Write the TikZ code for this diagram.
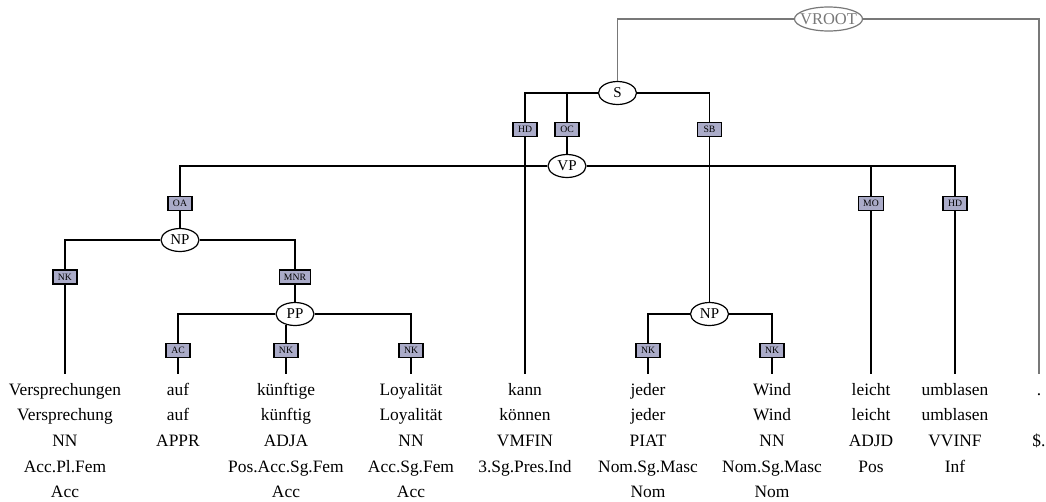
\documentclass[tikz,border=0pt]{standalone}
\usepackage{fontspec}
\setmainfont{Liberation Serif}
\usepackage{xcolor}
\usepackage{tikz}
\usetikzlibrary{shapes.geometric}

\definecolor{funcfill}{RGB}{170,171,200}
\definecolor{rootgray}{RGB}{120,120,120}
\newcommand{\tokfont}{\fontsize{17.4pt}{25.6pt}\selectfont}
\newcommand{\catfont}{\fontsize{15pt}{18pt}\selectfont}
\newcommand{\rootfont}{\fontsize{16.5pt}{19pt}\selectfont}
\newcommand{\funcfont}{\fontsize{9.7pt}{11pt}\selectfont}
\newcommand{\tstrut}{\rule{0pt}{12.5pt}}

\begin{document}
\begin{tikzpicture}[
    x=1pt, y=-1pt,
    cat/.style={
        ellipse,
        minimum width=38pt,
        minimum height=23pt,
        inner sep=0pt,
        fill=white,
        draw=black,
        line width=1.2pt,
        font=\catfont
    },
    vroot/.style={
        cat,
        minimum width=68pt,
        minimum height=24pt,
        inner xsep=-5pt,
        draw=rootgray,
        text=rootgray,
        font=\rootfont
    },
    func/.style={
        rectangle,
        minimum width=24pt,
        minimum height=14pt,
        inner xsep=4.5pt,
        inner ysep=0pt,
        fill=funcfill,
        draw=black,
        line width=1.2pt,
        font=\funcfont
    },
    tok/.style={
        anchor=north,
        inner xsep=0pt,
        inner ysep=8.5pt,
        align=center,
        font=\tokfont
    },
    branch/.style={line width=1.2pt, draw=black},
    rootline/.style={line width=1.2pt, draw=rootgray}
]
\useasboundingbox (0,0) rectangle (1046,501);

\node (vroot) [vroot] at (828.5,19) {VROOT};
\node (s)      [cat] at (617.5,93) {S};
\node (vp)     [cat] at (567,166) {VP};
\node (npobj)  [cat] at (180,240) {NP};
\node (pp)     [cat] at (295,314) {PP};
\node (npsubj) [cat] at (709.5,314) {NP};

\node (hdS)   [func] at (525,129.5) {HD};
\node (ocS)   [func] at (567,129.5) {OC};
\node (sbS)   [func] at (709.5,129.5) {SB};
\node (oaVP)  [func] at (180,203.5) {OA};
\node (moVP)  [func] at (871,203.5) {MO};
\node (hdVP)  [func] at (955,203.5) {HD};
\node (nkNP)  [func] at (65,277) {NK};
\node (mnrNP) [func] at (295,277) {MNR};
\node (acPP)  [func] at (178,350.5) {AC};
\node (nkPPa) [func] at (286,350.5) {NK};
\node (nkPPb) [func] at (411,350.5) {NK};
\node (nkNPa) [func] at (648,350.5) {NK};
\node (nkNPb) [func] at (772,350.5) {NK};

\node (versprechungen) [tok] at (65,374)
    {\tstrut Versprechungen\\Versprechung\\NN\\Acc.Pl.Fem\\Acc};
\node (auf)        [tok] at (178,374) {\tstrut auf\\auf\\APPR};
\node (kuenftige)  [tok] at (286,374)
    {\tstrut künftige\\künftig\\ADJA\\Pos.Acc.Sg.Fem\\Acc};
\node (loyalitaet) [tok] at (411,374)
    {\tstrut Loyalität\\Loyalität\\NN\\Acc.Sg.Fem\\Acc};
\node (kann)       [tok] at (525,374)
    {\tstrut kann\\können\\VMFIN\\3.Sg.Pres.Ind};
\node (jeder)      [tok] at (648,374)
    {\tstrut jeder\\jeder\\PIAT\\Nom.Sg.Masc\\Nom};
\node (wind)       [tok] at (772,374)
    {\tstrut Wind\\Wind\\NN\\Nom.Sg.Masc\\Nom};
\node (leicht)     [tok] at (871,374) {\tstrut leicht\\leicht\\ADJD\\Pos};
\node (umblasen)   [tok] at (955,374) {\tstrut umblasen\\umblasen\\VVINF\\Inf};
\node (punct)      [tok] at (1039,374) {\tstrut .\\\mbox{}\\\$.};

% Branches
\draw[rootline] (s) |- (vroot);
\draw[rootline] (vroot) -| (punct);

\draw[branch] (s) -| (hdS);
\draw[branch] (s) -| (ocS);
\draw[branch] (s) -| (sbS);
\draw[branch] (hdS) -- (kann);
\draw[branch] (ocS) -- (vp);
\draw[branch] (sbS) -- (npsubj);

\draw[branch] (vp) -| (oaVP);
\draw[branch] (vp) -| (moVP);
\draw[branch] (vp) -| (hdVP);
\draw[branch] (oaVP) -- (npobj);
\draw[branch] (moVP) -- (leicht);
\draw[branch] (hdVP) -- (umblasen);

\draw[branch] (npobj) -| (nkNP);
\draw[branch] (npobj) -| (mnrNP);
\draw[branch] (nkNP) -- (versprechungen);
\draw[branch] (mnrNP) -- (pp);

\draw[branch] (pp) -| (acPP);
\draw[branch] (pp) -| (nkPPb);
\draw[branch] (nkPPa) -- (nkPPa |- pp.-130);
\draw[branch] (acPP) -- (auf);
\draw[branch] (nkPPa) -- (kuenftige);
\draw[branch] (nkPPb) -- (loyalitaet);

\draw[branch] (npsubj) -| (nkNPa);
\draw[branch] (npsubj) -| (nkNPb);
\draw[branch] (nkNPa) -- (jeder);
\draw[branch] (nkNPb) -- (wind);

\end{tikzpicture}
\end{document}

○ ○ ○ ○ ○

# Aim of the task:
Reproduce the material above verbatim; omit every picture.

# Solution to the problem:
Write the TikZ code for this diagram.
\documentclass[tikz,border=0pt]{standalone}
\usepackage{fontspec}
\setmainfont{Liberation Serif}
\usepackage{xcolor}
\usepackage{tikz}
\usetikzlibrary{shapes.geometric}

\definecolor{funcfill}{RGB}{170,171,200}
\definecolor{rootgray}{RGB}{120,120,120}
\newcommand{\tokfont}{\fontsize{17.4pt}{25.6pt}\selectfont}
\newcommand{\catfont}{\fontsize{15pt}{18pt}\selectfont}
\newcommand{\rootfont}{\fontsize{16.5pt}{19pt}\selectfont}
\newcommand{\funcfont}{\fontsize{9.7pt}{11pt}\selectfont}
\newcommand{\tstrut}{\rule{0pt}{12.5pt}}

\begin{document}
\begin{tikzpicture}[
    x=1pt, y=-1pt,
    cat/.style={
        ellipse,
        minimum width=38pt,
        minimum height=23pt,
        inner sep=0pt,
        fill=white,
        draw=black,
        line width=1.2pt,
        font=\catfont
    },
    vroot/.style={
        cat,
        minimum width=68pt,
        minimum height=24pt,
        inner xsep=-5pt,
        draw=rootgray,
        text=rootgray,
        font=\rootfont
    },
    func/.style={
        rectangle,
        minimum width=24pt,
        minimum height=14pt,
        inner xsep=4.5pt,
        inner ysep=0pt,
        fill=funcfill,
        draw=black,
        line width=1.2pt,
        font=\funcfont
    },
    tok/.style={
        anchor=north,
        inner xsep=0pt,
        inner ysep=8.5pt,
        align=center,
        font=\tokfont
    },
    branch/.style={line width=1.2pt, draw=black},
    rootline/.style={line width=1.2pt, draw=rootgray}
]
\useasboundingbox (0,0) rectangle (1046,501);

\node (vroot) [vroot] at (828.5,19) {VROOT};
\node (s)      [cat] at (617.5,93) {S};
\node (vp)     [cat] at (567,166) {VP};
\node (npobj)  [cat] at (180,240) {NP};
\node (pp)     [cat] at (295,314) {PP};
\node (npsubj) [cat] at (709.5,314) {NP};

\node (hdS)   [func] at (525,129.5) {HD};
\node (ocS)   [func] at (567,129.5) {OC};
\node (sbS)   [func] at (709.5,129.5) {SB};
\node (oaVP)  [func] at (180,203.5) {OA};
\node (moVP)  [func] at (871,203.5) {MO};
\node (hdVP)  [func] at (955,203.5) {HD};
\node (nkNP)  [func] at (65,277) {NK};
\node (mnrNP) [func] at (295,277) {MNR};
\node (acPP)  [func] at (178,350.5) {AC};
\node (nkPPa) [func] at (286,350.5) {NK};
\node (nkPPb) [func] at (411,350.5) {NK};
\node (nkNPa) [func] at (648,350.5) {NK};
\node (nkNPb) [func] at (772,350.5) {NK};

\node (versprechungen) [tok] at (65,374)
    {\tstrut Versprechungen\\Versprechung\\NN\\Acc.Pl.Fem\\Acc};
\node (auf)        [tok] at (178,374) {\tstrut auf\\auf\\APPR};
\node (kuenftige)  [tok] at (286,374)
    {\tstrut künftige\\künftig\\ADJA\\Pos.Acc.Sg.Fem\\Acc};
\node (loyalitaet) [tok] at (411,374)
    {\tstrut Loyalität\\Loyalität\\NN\\Acc.Sg.Fem\\Acc};
\node (kann)       [tok] at (525,374)
    {\tstrut kann\\können\\VMFIN\\3.Sg.Pres.Ind};
\node (jeder)      [tok] at (648,374)
    {\tstrut jeder\\jeder\\PIAT\\Nom.Sg.Masc\\Nom};
\node (wind)       [tok] at (772,374)
    {\tstrut Wind\\Wind\\NN\\Nom.Sg.Masc\\Nom};
\node (leicht)     [tok] at (871,374) {\tstrut leicht\\leicht\\ADJD\\Pos};
\node (umblasen)   [tok] at (955,374) {\tstrut umblasen\\umblasen\\VVINF\\Inf};
\node (punct)      [tok] at (1039,374) {\tstrut .\\\mbox{}\\\$.};

% Branches
\draw[rootline] (s) |- (vroot);
\draw[rootline] (vroot) -| (punct);

\draw[branch] (s) -| (hdS);
\draw[branch] (s) -| (ocS);
\draw[branch] (s) -| (sbS);
\draw[branch] (hdS) -- (kann);
\draw[branch] (ocS) -- (vp);
\draw[branch] (sbS) -- (npsubj);

\draw[branch] (vp) -| (oaVP);
\draw[branch] (vp) -| (moVP);
\draw[branch] (vp) -| (hdVP);
\draw[branch] (oaVP) -- (npobj);
\draw[branch] (moVP) -- (leicht);
\draw[branch] (hdVP) -- (umblasen);

\draw[branch] (npobj) -| (nkNP);
\draw[branch] (npobj) -| (mnrNP);
\draw[branch] (nkNP) -- (versprechungen);
\draw[branch] (mnrNP) -- (pp);

\draw[branch] (pp) -| (acPP);
\draw[branch] (pp) -| (nkPPb);
\draw[branch] (nkPPa) -- (nkPPa |- pp.-130);
\draw[branch] (acPP) -- (auf);
\draw[branch] (nkPPa) -- (kuenftige);
\draw[branch] (nkPPb) -- (loyalitaet);

\draw[branch] (npsubj) -| (nkNPa);
\draw[branch] (npsubj) -| (nkNPb);
\draw[branch] (nkNPa) -- (jeder);
\draw[branch] (nkNPb) -- (wind);

\end{tikzpicture}
\end{document}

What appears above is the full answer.